The value setup in the C_ODI_PARAM (in step 3) should be bigger or equal than the max value of column ETL_THREAD_VAL in the staging tables. Otherwise, some records could get missing.
If RDE SDE programs are not used, it will be the client's responsibility to assign the data evenly across partitions in the staging tables based on the partition key column ETL_THREAD_VAL. The following is the things that need to be considered when data partition is manually made:
- To get the most benefit of multi-threading, the data in the staging tables should be evenly partitioned by column ETL_THREAD_VAL.
- Records with same location (store or warehouse) should have same ETL_THREAD_VAL, otherwise, unique constrain could be violated.

ODI Configuration

ODI must be configured prior to implementing Retail Insights. See the Oracle Retail Insights Installation Guide for details on configuring ODI in an on-premise environment.
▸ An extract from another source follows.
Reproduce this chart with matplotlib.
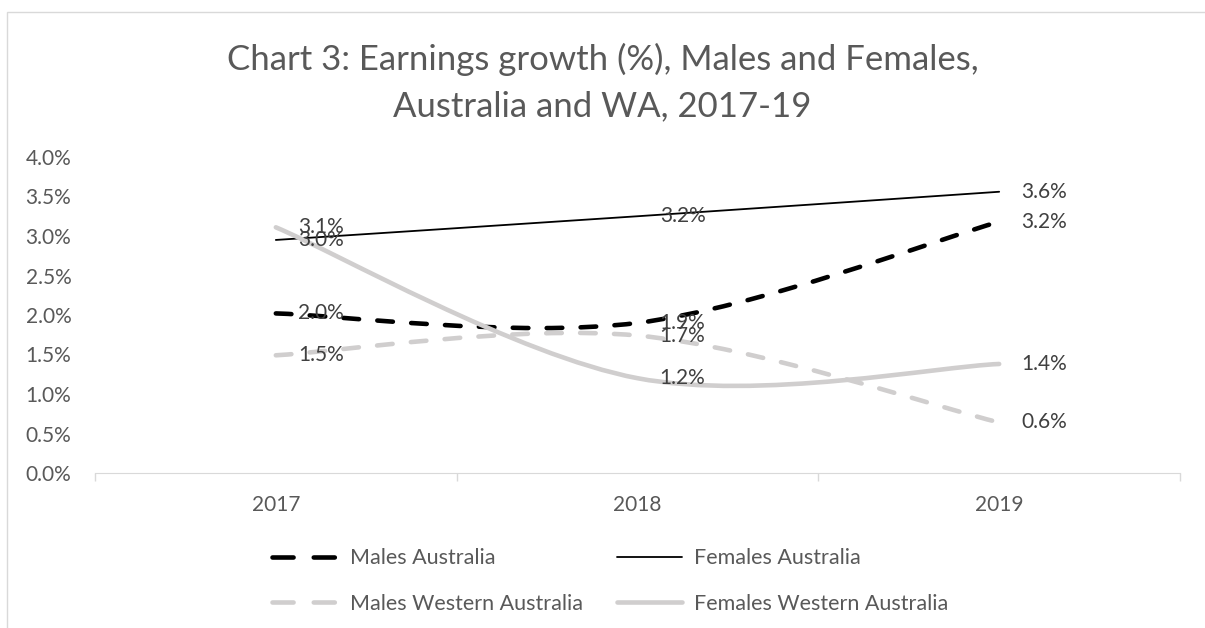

In the cloud, ODI is managed by Oracle and this documentation is informational only.

ETL Batch Scheduling

Set up the proper dependencies between the applications to ensure resources are fully utilized, which helps the nightly batch finish earlier.
Retail Insights load programs (SIL programs) must not wait for all the extraction programs (sde) to finish before starting. Some of them can start executing as soon as the corresponding staging table is populated. For more information on setting up dependencies, refer to the Oracle Retail Insights Operations Guide.
Allocate resources to the most important batch jobs (ones that populate the tables) that support your critical reports (the reports you need first thing in the morning). You can assign job priority in most batch scheduling tools.
Ensure that your source applications batch is optimized. Retail Insights runs towards the end of the nightly batch. Retail Insights jobs are often the last jobs to start due to the dependencies on the source system jobs, so Retail Insights is often the last to finish. Optimizing the source applications batch helps Retail Insights jobs start earlier.

Additional Considerations

Sort the W_RTL_INV_IT_LC_G table data after the data is seeded for the first time to improve ETL performance.
In a production environment, fact tables with large data volume can be created with the No Logging option. This improves the ETL performance and can be implemented on a case by case basis.

Report Design

Report design can affect the performance of a report. While creating custom reports, refer to the following guidelines:

Report developers should be trained in Oracle BI to learn how to design reports in the most optimal manner.
Design reports at the highest level possible and allow drill down to more detailed levels when required.
Design reports in a manner that multiple users can utilize a single report output rather than multiple users running the same report. A best practice is to run one report and distribute that report to multiple users. For more information on how to distribute reports, refer to the Delivering Content chapter of the Oracle Business Intelligence Enterprise Edition User Guide and the Configuring Oracle BI Scheduler chapter of the Oracle Business Intelligence System Administrator's Guide.
Do not design reports to request data at a level lower than the minimum level that a metric can be reported. In addition, drilling must not be performed at these levels. This ensures that reports do not produce misleading or invalid results. For example, reports must not be designed to request planning data at the item level because planning data is only available at the subclass level and above.
Evaluate and purge reports periodically to eliminate any outdated or duplicate reports.
Design reports to use the least amount of fact areas necessary. This reduces the number of fact table joins and in turn reduces the risk of poor report performance. For example, a best practice is not to design a single report with all sales, inventory, pricing and cost metrics, as this report will perform poorly due to joins on big fact tables. In this type of scenario, try creating separate reports with one or two fact areas on the report at a time and combining the results after these reports have run successfully.
Design reports with the least number of metrics necessary.
Schedule reports according to priority. This ensures that critical reports are available when needed. For more information on how to schedule reports, refer to the Configuring Oracle BI Scheduler chapter of the Oracle Business Intelligence System Administrator's Guide.

Additional Factors

Decision support queries sometimes require retrieval of large amounts of data. The Oracle BI server can save the results of a query in cache files and then reuse those results later when a similar query is requested. Using the middle-tier cache permits a query to be run one time for multiple runnings of a query and not necessarily every time the query is run. The query cache allows the Oracle BI Server to satisfy many subsequent query requests without having to access back-end data sources (such as Oracle database). This reduction in communication costs can dramatically decrease query response time.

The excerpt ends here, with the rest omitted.